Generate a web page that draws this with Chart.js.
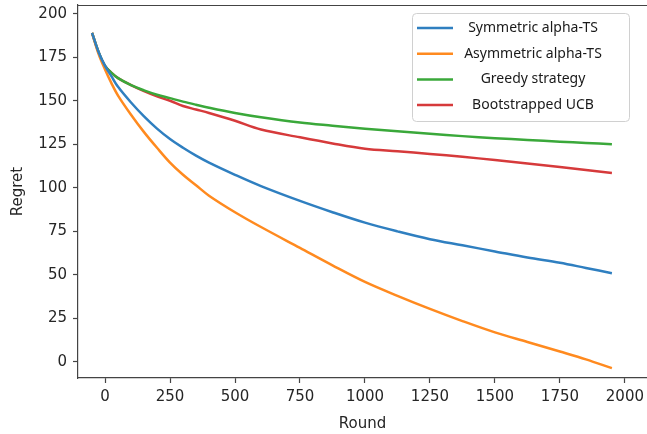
<!DOCTYPE html>
<html lang="en">
<head>
  <meta charset="UTF-8" />
  <title>Regret vs Round</title>
  <style>
    html, body { margin: 0; padding: 0; background: #fff; }
    #wrap { width: 647px; height: 434px; position: relative; }
  </style>
</head>
<body>
  <div id="wrap"><canvas id="regretChart"></canvas></div>

  <script src="https://cdn.jsdelivr.net/npm/chart.js"></script>
  <script>
    const rounds = [-50, -25, 0, 25, 50, 100, 150, 200, 250, 300, 350, 400, 500, 600, 750, 875, 1000, 1125, 1250, 1375, 1500, 1625, 1750, 1850, 1950];

    const symmetricTS  = [189, 178, 170, 164, 158, 149, 141, 134, 128, 123, 118.5, 114.5, 107.5, 101, 92.5, 86, 80, 75, 70.5, 67, 63.5, 60, 57, 54, 51];
    const asymmetricTS = [189, 177, 168, 160, 153, 142, 132, 123, 114.5, 107.5, 101.5, 95.5, 86, 77.5, 65.5, 55.5, 46, 38, 30.5, 23.5, 17, 11.5, 6, 1.5, -3.5];
    const greedy       = [189, 178, 170, 166, 163, 159, 156, 153.5, 151.5, 149.5, 147.7, 146, 143, 140.5, 137.5, 135.7, 134, 132.5, 131, 129.7, 128.5, 127.5, 126.5, 125.8, 125];
    const bootUCB      = [189, 178, 170, 166, 163, 159, 155.5, 152.5, 150, 147, 145, 143, 138.5, 133.5, 129, 125.5, 122.5, 121, 119.5, 117.8, 116, 114, 112, 110.2, 108.5];

    const seriesNames = ["Symmetric alpha-TS", "Asymmetric alpha-TS", "Greedy strategy", "Bootstrapped UCB"];
    const seriesColors = ["#2f7fc0", "#ff8a1f", "#3aa83a", "#d63a3b"];

    const xTicks = [0, 250, 500, 750, 1000, 1250, 1500, 1750, 2000];
    const yTicks = [0, 25, 50, 75, 100, 125, 150, 175, 200];

    function toPoints(values) {
      return rounds.map((r, i) => ({ x: r, y: values[i] }));
    }

    const allSeries = [symmetricTS, asymmetricTS, greedy, bootUCB];
    const datasets = allSeries.map((vals, i) => ({
      label: seriesNames[i],
      data: toPoints(vals),
      borderColor: seriesColors[i],
      borderWidth: 2.5,
      pointRadius: 0,
      tension: 0.35,
      fill: false
    }));

    // frame line on top + boxed legend like the original figure
    const framePlugin = {
      id: "frame",
      afterDraw(chart) {
        const { ctx, chartArea } = chart;
        ctx.save();
        ctx.strokeStyle = "#444";
        ctx.lineWidth = 1.2;
        ctx.beginPath();
        ctx.moveTo(chartArea.left, chartArea.top + 0.5);
        ctx.lineTo(chartArea.right, chartArea.top + 0.5);
        ctx.stroke();

        // legend box
        const bx = 412, by = 13, bw = 217, bh = 108;
        ctx.fillStyle = "rgba(255,255,255,0.9)";
        ctx.strokeStyle = "#d0d0d0";
        ctx.lineWidth = 1;
        ctx.beginPath();
        ctx.roundRect(bx + 0.5, by + 0.5, bw, bh, 4);
        ctx.fill();
        ctx.stroke();

        ctx.font = "14px 'Noto Sans'";
        ctx.textAlign = "center";
        ctx.textBaseline = "middle";
        chart.data.datasets.forEach((ds, i) => {
          const y = 28 + i * 25.7;
          ctx.strokeStyle = ds.borderColor;
          ctx.lineWidth = 2.5;
          ctx.beginPath();
          ctx.moveTo(417, y);
          ctx.lineTo(453, y);
          ctx.stroke();
          ctx.fillStyle = "#1a1a1a";
          ctx.fillText(ds.label, 533, y);
        });
        ctx.restore();
      }
    };

    const tickFont = { family: "'DejaVu Sans'", size: 15 };

    new Chart(document.getElementById("regretChart"), {
      type: "line",
      data: { datasets: datasets },
      options: {
        responsive: true,
        maintainAspectRatio: false,
        animation: false,
        layout: { padding: { top: 5, right: 0, left: 0, bottom: 0 } },
        plugins: {
          legend: { display: false },
          tooltip: { enabled: false }
        },
        scales: {
          x: {
            type: "linear",
            min: -104,
            max: 2085,
            afterBuildTicks: scale => { scale.ticks = xTicks.map(v => ({ value: v })); },
            afterFit: scale => { scale.height = 56; scale.paddingLeft = 0; scale.paddingRight = 0; },
            ticks: { color: "#262626", font: tickFont, padding: 5, maxRotation: 0, callback: v => String(v) },
            grid: { drawOnChartArea: false, tickLength: 5, color: "#444", tickWidth: 1.2 },
            border: { color: "#444", width: 1.2 },
            title: { display: true, text: "Round", color: "#262626", font: tickFont, padding: { top: 0, bottom: 1 } }
          },
          y: {
            type: "linear",
            min: -9.2,
            max: 205,
            afterBuildTicks: scale => { scale.ticks = yTicks.map(v => ({ value: v })); },
            afterFit: scale => { scale.width = 78; scale.paddingTop = 0; scale.paddingBottom = 0; },
            ticks: { color: "#262626", font: tickFont, padding: 6, callback: v => String(v) },
            grid: { drawOnChartArea: false, tickLength: 5, color: "#444", tickWidth: 1.2 },
            border: { color: "#444", width: 1.2 },
            title: { display: true, text: "Regret", color: "#262626", font: tickFont, padding: { top: 9, bottom: 0 } }
          }
        }
      },
      plugins: [framePlugin]
    });
  </script>
</body>
</html>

################

▶ WHAT YOU ARE ASKED TO DO: Repeat the material above in full and exactly, omitting the pictures.

▶ IN RESPONSE:
Generate a web page that draws this with Chart.js.
<!DOCTYPE html>
<html lang="en">
<head>
  <meta charset="UTF-8" />
  <title>Regret vs Round</title>
  <style>
    html, body { margin: 0; padding: 0; background: #fff; }
    #wrap { width: 647px; height: 434px; position: relative; }
  </style>
</head>
<body>
  <div id="wrap"><canvas id="regretChart"></canvas></div>

  <script src="https://cdn.jsdelivr.net/npm/chart.js"></script>
  <script>
    const rounds = [-50, -25, 0, 25, 50, 100, 150, 200, 250, 300, 350, 400, 500, 600, 750, 875, 1000, 1125, 1250, 1375, 1500, 1625, 1750, 1850, 1950];

    const symmetricTS  = [189, 178, 170, 164, 158, 149, 141, 134, 128, 123, 118.5, 114.5, 107.5, 101, 92.5, 86, 80, 75, 70.5, 67, 63.5, 60, 57, 54, 51];
    const asymmetricTS = [189, 177, 168, 160, 153, 142, 132, 123, 114.5, 107.5, 101.5, 95.5, 86, 77.5, 65.5, 55.5, 46, 38, 30.5, 23.5, 17, 11.5, 6, 1.5, -3.5];
    const greedy       = [189, 178, 170, 166, 163, 159, 156, 153.5, 151.5, 149.5, 147.7, 146, 143, 140.5, 137.5, 135.7, 134, 132.5, 131, 129.7, 128.5, 127.5, 126.5, 125.8, 125];
    const bootUCB      = [189, 178, 170, 166, 163, 159, 155.5, 152.5, 150, 147, 145, 143, 138.5, 133.5, 129, 125.5, 122.5, 121, 119.5, 117.8, 116, 114, 112, 110.2, 108.5];

    const seriesNames = ["Symmetric alpha-TS", "Asymmetric alpha-TS", "Greedy strategy", "Bootstrapped UCB"];
    const seriesColors = ["#2f7fc0", "#ff8a1f", "#3aa83a", "#d63a3b"];

    const xTicks = [0, 250, 500, 750, 1000, 1250, 1500, 1750, 2000];
    const yTicks = [0, 25, 50, 75, 100, 125, 150, 175, 200];

    function toPoints(values) {
      return rounds.map((r, i) => ({ x: r, y: values[i] }));
    }

    const allSeries = [symmetricTS, asymmetricTS, greedy, bootUCB];
    const datasets = allSeries.map((vals, i) => ({
      label: seriesNames[i],
      data: toPoints(vals),
      borderColor: seriesColors[i],
      borderWidth: 2.5,
      pointRadius: 0,
      tension: 0.35,
      fill: false
    }));

    // frame line on top + boxed legend like the original figure
    const framePlugin = {
      id: "frame",
      afterDraw(chart) {
        const { ctx, chartArea } = chart;
        ctx.save();
        ctx.strokeStyle = "#444";
        ctx.lineWidth = 1.2;
        ctx.beginPath();
        ctx.moveTo(chartArea.left, chartArea.top + 0.5);
        ctx.lineTo(chartArea.right, chartArea.top + 0.5);
        ctx.stroke();

        // legend box
        const bx = 412, by = 13, bw = 217, bh = 108;
        ctx.fillStyle = "rgba(255,255,255,0.9)";
        ctx.strokeStyle = "#d0d0d0";
        ctx.lineWidth = 1;
        ctx.beginPath();
        ctx.roundRect(bx + 0.5, by + 0.5, bw, bh, 4);
        ctx.fill();
        ctx.stroke();

        ctx.font = "14px 'Noto Sans'";
        ctx.textAlign = "center";
        ctx.textBaseline = "middle";
        chart.data.datasets.forEach((ds, i) => {
          const y = 28 + i * 25.7;
          ctx.strokeStyle = ds.borderColor;
          ctx.lineWidth = 2.5;
          ctx.beginPath();
          ctx.moveTo(417, y);
          ctx.lineTo(453, y);
          ctx.stroke();
          ctx.fillStyle = "#1a1a1a";
          ctx.fillText(ds.label, 533, y);
        });
        ctx.restore();
      }
    };

    const tickFont = { family: "'DejaVu Sans'", size: 15 };

    new Chart(document.getElementById("regretChart"), {
      type: "line",
      data: { datasets: datasets },
      options: {
        responsive: true,
        maintainAspectRatio: false,
        animation: false,
        layout: { padding: { top: 5, right: 0, left: 0, bottom: 0 } },
        plugins: {
          legend: { display: false },
          tooltip: { enabled: false }
        },
        scales: {
          x: {
            type: "linear",
            min: -104,
            max: 2085,
            afterBuildTicks: scale => { scale.ticks = xTicks.map(v => ({ value: v })); },
            afterFit: scale => { scale.height = 56; scale.paddingLeft = 0; scale.paddingRight = 0; },
            ticks: { color: "#262626", font: tickFont, padding: 5, maxRotation: 0, callback: v => String(v) },
            grid: { drawOnChartArea: false, tickLength: 5, color: "#444", tickWidth: 1.2 },
            border: { color: "#444", width: 1.2 },
            title: { display: true, text: "Round", color: "#262626", font: tickFont, padding: { top: 0, bottom: 1 } }
          },
          y: {
            type: "linear",
            min: -9.2,
            max: 205,
            afterBuildTicks: scale => { scale.ticks = yTicks.map(v => ({ value: v })); },
            afterFit: scale => { scale.width = 78; scale.paddingTop = 0; scale.paddingBottom = 0; },
            ticks: { color: "#262626", font: tickFont, padding: 6, callback: v => String(v) },
            grid: { drawOnChartArea: false, tickLength: 5, color: "#444", tickWidth: 1.2 },
            border: { color: "#444", width: 1.2 },
            title: { display: true, text: "Regret", color: "#262626", font: tickFont, padding: { top: 9, bottom: 0 } }
          }
        }
      },
      plugins: [framePlugin]
    });
  </script>
</body>
</html>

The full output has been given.